Pick out the lines below that include the string "Python".

DATA IN THIS EXERCISE:

begin

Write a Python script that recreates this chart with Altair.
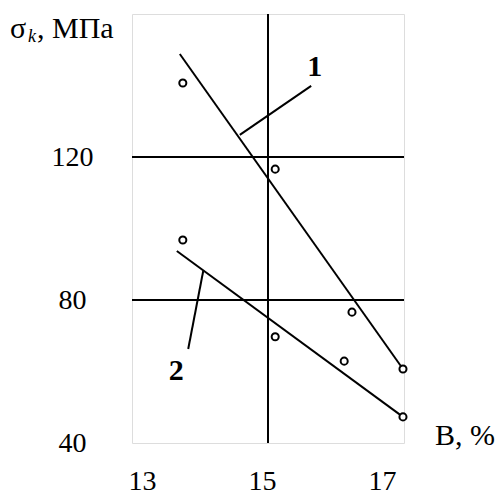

end
begin

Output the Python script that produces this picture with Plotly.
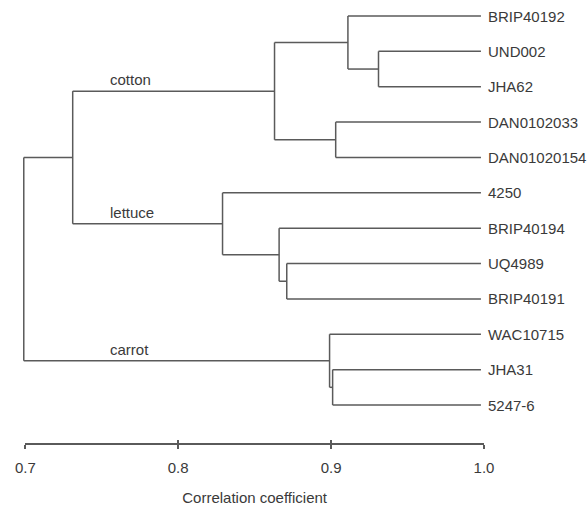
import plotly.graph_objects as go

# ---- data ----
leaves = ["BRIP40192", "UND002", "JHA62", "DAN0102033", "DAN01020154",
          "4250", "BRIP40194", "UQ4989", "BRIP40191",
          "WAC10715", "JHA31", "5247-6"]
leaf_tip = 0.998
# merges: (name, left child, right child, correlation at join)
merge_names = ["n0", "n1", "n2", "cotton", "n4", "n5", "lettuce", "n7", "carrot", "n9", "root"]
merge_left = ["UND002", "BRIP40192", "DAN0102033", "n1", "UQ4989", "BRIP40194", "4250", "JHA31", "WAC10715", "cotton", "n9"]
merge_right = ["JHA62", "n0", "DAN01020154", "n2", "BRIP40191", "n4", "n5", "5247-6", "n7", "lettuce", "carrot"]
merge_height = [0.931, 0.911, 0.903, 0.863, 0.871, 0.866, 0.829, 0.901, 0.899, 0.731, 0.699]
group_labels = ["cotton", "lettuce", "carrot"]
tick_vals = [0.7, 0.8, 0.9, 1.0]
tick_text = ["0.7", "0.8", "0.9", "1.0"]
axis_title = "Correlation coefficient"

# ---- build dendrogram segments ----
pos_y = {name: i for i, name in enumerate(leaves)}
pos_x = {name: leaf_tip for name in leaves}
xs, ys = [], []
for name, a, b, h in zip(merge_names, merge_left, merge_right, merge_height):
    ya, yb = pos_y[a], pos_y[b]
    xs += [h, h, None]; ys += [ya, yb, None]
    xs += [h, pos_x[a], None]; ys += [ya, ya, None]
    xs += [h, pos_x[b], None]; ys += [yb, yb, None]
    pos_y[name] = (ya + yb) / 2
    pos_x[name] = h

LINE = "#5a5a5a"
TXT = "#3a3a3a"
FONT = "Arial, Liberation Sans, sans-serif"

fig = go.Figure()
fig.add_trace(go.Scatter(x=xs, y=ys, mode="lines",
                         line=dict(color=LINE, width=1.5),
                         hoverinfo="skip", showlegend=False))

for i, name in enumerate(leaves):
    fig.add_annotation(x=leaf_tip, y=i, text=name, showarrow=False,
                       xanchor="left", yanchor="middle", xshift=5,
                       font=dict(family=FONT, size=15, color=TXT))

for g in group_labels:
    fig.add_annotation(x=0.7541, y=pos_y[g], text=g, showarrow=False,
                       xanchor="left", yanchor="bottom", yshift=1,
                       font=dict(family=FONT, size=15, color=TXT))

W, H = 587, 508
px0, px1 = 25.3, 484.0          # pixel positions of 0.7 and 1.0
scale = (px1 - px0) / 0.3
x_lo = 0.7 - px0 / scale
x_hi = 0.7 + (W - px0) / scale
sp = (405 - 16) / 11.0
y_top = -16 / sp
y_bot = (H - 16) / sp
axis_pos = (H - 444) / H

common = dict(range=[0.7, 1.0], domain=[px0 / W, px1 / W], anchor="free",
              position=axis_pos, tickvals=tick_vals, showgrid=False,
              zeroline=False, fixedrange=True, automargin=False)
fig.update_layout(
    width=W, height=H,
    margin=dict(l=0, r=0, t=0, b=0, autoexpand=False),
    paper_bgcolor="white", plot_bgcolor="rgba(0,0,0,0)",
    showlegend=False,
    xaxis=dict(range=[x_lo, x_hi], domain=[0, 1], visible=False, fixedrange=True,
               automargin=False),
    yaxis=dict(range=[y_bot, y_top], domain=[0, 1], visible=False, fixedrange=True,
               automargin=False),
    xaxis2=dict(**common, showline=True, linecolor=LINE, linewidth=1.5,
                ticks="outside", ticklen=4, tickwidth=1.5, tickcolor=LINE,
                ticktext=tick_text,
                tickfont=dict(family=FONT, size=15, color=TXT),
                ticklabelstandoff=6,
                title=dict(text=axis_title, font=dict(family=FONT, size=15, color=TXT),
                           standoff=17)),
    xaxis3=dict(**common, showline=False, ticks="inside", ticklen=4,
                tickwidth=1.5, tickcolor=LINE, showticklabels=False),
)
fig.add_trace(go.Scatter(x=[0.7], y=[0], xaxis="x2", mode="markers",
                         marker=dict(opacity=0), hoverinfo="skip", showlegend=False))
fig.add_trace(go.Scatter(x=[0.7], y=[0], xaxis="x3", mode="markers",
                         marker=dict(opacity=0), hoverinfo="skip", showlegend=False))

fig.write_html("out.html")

end

COMPLETED TASK:
Write a Python script that recreates this chart with Altair.
Output the Python script that produces this picture with Plotly.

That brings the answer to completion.